The Pandemic-induced recession is rapidly becoming a distant memory as the economy continues to show remarkable signs of regaining its footing. Consumer spending is now back to its pre-pandemic level, and if the economy continues on this path, it will be likely that the economy will move into a new expansion by the end of this month.
As the May jobs number was released today, we noticed that the unemployment rate dropped to 5.8%, and 559,000 jobs were added. While economists expected an increase of 671,000, the jobs number looks to be in a “goldilocks” range, not too hot and not too cold. Had there been a sharply higher number, markets would have likely taken that as the economy was running hotter than expected, and the Fed may pull back monetary policy sooner than anticipated.
Much of the data being reported for April and May exhibits what is known as the base-rate effect. This is because the numbers were so low when the economy was shut down that any number being reported now, a year later, is showing significant gains.
Inflation is still my main concern as it poses the most risk to a portfolio for various reasons. For one, if inflation rises faster than expected and the Fed is forced to raise rates, stocks and bonds will both be hit. Stocks will look expensive when cashflows/earnings are discounted back to the present at a higher interest rate, and bond prices are inversely related to interest rates. If rates rise, bond prices fall.
Most economists and market participants believe inflation will moderate later this year. This could happen if Americans maintain a savings rate that currently stands at double the pre-pandemic level and there is no more income stimulus. I believe the probability that the savings rate stays high is low, and we already know that most families with children will be getting an additional $3000-$3600 per child for the tax year 2021. I believe once the economy is back on solid footing and people are confident in the stability of their income, the savings rate will come down.

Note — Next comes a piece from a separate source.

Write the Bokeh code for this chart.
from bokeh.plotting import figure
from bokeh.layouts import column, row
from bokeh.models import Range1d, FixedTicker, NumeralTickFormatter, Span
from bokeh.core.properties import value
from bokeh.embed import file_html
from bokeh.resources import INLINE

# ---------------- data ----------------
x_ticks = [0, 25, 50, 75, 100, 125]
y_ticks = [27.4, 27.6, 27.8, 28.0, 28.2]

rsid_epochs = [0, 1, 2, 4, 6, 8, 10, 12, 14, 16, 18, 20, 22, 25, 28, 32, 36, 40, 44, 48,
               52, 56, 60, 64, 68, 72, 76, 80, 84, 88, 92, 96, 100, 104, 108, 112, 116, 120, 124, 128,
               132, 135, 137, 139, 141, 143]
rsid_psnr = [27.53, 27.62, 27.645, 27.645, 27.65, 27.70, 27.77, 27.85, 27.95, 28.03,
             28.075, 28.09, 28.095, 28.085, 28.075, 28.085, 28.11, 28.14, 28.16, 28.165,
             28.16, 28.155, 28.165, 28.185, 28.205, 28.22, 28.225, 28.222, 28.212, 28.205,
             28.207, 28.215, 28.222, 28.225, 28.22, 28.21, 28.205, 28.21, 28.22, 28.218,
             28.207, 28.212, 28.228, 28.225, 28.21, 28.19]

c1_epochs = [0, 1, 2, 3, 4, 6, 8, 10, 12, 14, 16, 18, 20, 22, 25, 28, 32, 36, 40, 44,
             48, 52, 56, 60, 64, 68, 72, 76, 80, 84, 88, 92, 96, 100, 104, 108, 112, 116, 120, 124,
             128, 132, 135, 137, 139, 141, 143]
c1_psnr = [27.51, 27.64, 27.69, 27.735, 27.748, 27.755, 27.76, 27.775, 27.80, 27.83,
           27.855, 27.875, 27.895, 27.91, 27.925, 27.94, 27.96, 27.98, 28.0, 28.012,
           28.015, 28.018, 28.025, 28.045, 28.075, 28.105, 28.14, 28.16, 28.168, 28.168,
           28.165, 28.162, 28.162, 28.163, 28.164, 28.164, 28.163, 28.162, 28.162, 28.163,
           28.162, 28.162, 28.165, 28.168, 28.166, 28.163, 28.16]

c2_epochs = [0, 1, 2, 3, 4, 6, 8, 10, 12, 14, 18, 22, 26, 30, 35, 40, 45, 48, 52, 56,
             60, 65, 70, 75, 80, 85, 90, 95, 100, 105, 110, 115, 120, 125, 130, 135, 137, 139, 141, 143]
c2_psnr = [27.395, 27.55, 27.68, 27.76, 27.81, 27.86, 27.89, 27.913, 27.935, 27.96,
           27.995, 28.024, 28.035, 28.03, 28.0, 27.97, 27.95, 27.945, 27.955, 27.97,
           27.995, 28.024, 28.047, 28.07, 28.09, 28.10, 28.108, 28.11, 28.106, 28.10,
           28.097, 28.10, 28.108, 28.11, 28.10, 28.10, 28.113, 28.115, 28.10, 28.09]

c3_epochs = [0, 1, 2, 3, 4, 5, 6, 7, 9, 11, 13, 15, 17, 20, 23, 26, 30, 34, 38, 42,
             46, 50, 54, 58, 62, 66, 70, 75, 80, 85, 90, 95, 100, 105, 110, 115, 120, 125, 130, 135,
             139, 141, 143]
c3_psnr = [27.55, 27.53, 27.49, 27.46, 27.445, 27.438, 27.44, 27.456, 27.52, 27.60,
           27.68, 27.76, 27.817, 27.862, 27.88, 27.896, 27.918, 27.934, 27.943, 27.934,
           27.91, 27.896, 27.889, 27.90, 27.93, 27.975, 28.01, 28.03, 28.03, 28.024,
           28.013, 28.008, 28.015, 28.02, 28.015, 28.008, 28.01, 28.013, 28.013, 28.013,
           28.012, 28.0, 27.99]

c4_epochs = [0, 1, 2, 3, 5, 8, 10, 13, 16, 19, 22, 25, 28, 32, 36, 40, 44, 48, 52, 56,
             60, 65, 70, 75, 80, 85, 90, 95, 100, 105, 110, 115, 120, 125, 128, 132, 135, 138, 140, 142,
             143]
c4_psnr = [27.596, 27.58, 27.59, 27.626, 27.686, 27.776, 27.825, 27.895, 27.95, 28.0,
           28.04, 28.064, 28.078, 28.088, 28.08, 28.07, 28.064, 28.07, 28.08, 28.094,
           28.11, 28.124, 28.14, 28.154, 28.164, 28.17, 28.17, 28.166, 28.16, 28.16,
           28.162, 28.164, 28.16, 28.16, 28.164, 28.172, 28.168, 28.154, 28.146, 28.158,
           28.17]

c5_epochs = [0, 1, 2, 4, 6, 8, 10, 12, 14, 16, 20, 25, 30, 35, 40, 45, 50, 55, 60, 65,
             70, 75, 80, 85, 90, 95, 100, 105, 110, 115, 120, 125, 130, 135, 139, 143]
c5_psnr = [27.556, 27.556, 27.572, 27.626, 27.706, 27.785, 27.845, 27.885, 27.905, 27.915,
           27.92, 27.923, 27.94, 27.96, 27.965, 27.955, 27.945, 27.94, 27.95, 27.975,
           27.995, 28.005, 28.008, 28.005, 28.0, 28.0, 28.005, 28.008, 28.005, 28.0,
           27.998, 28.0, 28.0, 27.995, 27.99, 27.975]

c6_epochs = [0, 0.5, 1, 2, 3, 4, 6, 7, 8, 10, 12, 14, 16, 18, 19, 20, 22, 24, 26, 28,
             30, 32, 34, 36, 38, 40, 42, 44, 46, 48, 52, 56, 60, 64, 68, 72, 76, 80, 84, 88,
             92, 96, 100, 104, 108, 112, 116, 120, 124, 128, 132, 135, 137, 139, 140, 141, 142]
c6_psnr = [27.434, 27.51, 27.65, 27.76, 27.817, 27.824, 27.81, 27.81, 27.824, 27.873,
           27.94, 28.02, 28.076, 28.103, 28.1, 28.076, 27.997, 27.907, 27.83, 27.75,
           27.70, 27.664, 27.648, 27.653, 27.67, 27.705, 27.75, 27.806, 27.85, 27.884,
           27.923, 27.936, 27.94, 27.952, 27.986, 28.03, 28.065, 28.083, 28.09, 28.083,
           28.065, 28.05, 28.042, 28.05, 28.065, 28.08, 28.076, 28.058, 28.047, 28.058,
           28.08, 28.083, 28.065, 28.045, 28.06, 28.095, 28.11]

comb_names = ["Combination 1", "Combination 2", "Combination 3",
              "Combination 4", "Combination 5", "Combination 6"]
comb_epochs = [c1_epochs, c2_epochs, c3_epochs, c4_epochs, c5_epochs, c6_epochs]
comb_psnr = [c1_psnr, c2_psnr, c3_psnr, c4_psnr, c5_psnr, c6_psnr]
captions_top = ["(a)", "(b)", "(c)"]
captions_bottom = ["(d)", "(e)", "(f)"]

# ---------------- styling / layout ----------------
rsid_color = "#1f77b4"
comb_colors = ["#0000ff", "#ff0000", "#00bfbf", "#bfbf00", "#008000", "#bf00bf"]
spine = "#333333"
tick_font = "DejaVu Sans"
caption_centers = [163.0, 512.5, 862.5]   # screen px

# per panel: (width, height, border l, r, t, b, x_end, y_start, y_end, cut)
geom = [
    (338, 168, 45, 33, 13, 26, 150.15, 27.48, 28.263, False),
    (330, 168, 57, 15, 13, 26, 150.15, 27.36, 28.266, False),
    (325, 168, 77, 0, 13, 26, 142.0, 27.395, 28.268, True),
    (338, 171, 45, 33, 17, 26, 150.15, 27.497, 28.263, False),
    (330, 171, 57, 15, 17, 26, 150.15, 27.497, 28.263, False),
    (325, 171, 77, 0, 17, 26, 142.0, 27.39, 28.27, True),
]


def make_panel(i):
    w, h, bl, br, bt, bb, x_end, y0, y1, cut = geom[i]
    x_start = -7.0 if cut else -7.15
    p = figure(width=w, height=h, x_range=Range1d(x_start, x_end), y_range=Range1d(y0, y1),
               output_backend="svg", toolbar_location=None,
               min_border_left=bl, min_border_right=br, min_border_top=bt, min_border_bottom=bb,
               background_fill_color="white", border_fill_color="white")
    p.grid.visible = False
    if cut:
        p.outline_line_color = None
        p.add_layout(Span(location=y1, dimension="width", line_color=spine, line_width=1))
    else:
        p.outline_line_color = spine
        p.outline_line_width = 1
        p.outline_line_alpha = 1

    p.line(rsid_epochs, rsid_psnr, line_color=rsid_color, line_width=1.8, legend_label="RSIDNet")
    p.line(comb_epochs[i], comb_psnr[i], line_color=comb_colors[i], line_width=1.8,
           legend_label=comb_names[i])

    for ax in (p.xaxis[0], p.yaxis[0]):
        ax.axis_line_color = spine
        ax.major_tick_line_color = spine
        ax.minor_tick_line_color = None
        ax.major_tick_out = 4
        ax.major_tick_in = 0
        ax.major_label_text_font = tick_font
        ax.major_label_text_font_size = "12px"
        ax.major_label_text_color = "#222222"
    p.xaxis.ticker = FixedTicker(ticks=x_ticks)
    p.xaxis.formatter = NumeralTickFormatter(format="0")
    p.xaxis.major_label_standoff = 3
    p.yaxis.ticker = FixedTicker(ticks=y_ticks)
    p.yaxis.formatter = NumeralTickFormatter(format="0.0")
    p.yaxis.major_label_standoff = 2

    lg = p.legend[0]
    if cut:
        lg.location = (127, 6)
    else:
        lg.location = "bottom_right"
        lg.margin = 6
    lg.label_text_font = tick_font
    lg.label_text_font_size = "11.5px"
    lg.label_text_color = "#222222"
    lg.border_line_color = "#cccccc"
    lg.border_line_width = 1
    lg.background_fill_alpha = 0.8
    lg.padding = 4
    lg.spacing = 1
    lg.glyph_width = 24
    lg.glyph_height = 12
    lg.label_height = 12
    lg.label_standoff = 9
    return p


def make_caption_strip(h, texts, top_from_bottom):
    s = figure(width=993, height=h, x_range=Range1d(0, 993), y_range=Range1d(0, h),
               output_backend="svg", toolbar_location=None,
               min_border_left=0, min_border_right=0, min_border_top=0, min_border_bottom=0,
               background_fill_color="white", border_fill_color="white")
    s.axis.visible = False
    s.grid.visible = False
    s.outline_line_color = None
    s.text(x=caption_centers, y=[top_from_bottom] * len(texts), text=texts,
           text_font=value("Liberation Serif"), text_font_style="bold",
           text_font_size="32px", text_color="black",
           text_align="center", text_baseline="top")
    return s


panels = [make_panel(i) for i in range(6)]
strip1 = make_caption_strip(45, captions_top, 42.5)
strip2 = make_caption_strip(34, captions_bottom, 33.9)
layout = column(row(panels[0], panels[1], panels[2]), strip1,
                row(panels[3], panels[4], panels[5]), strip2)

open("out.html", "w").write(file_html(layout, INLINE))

Personal consumption is now above the pre-pandemic levels, mainly due to the infusion of liquidity into household balance sheets. I would expect that spending will increase throughout the remainder of the year as vaccinations continue and Covid-19 cases continue to dwindle.
Based on the current economic landscape, I believe inflation will be transitory only if we see a massive increase in productivity, robust GDP growth, or a higher-than-normal savings rate that persists. Currently, this seems unlikely but not impossible.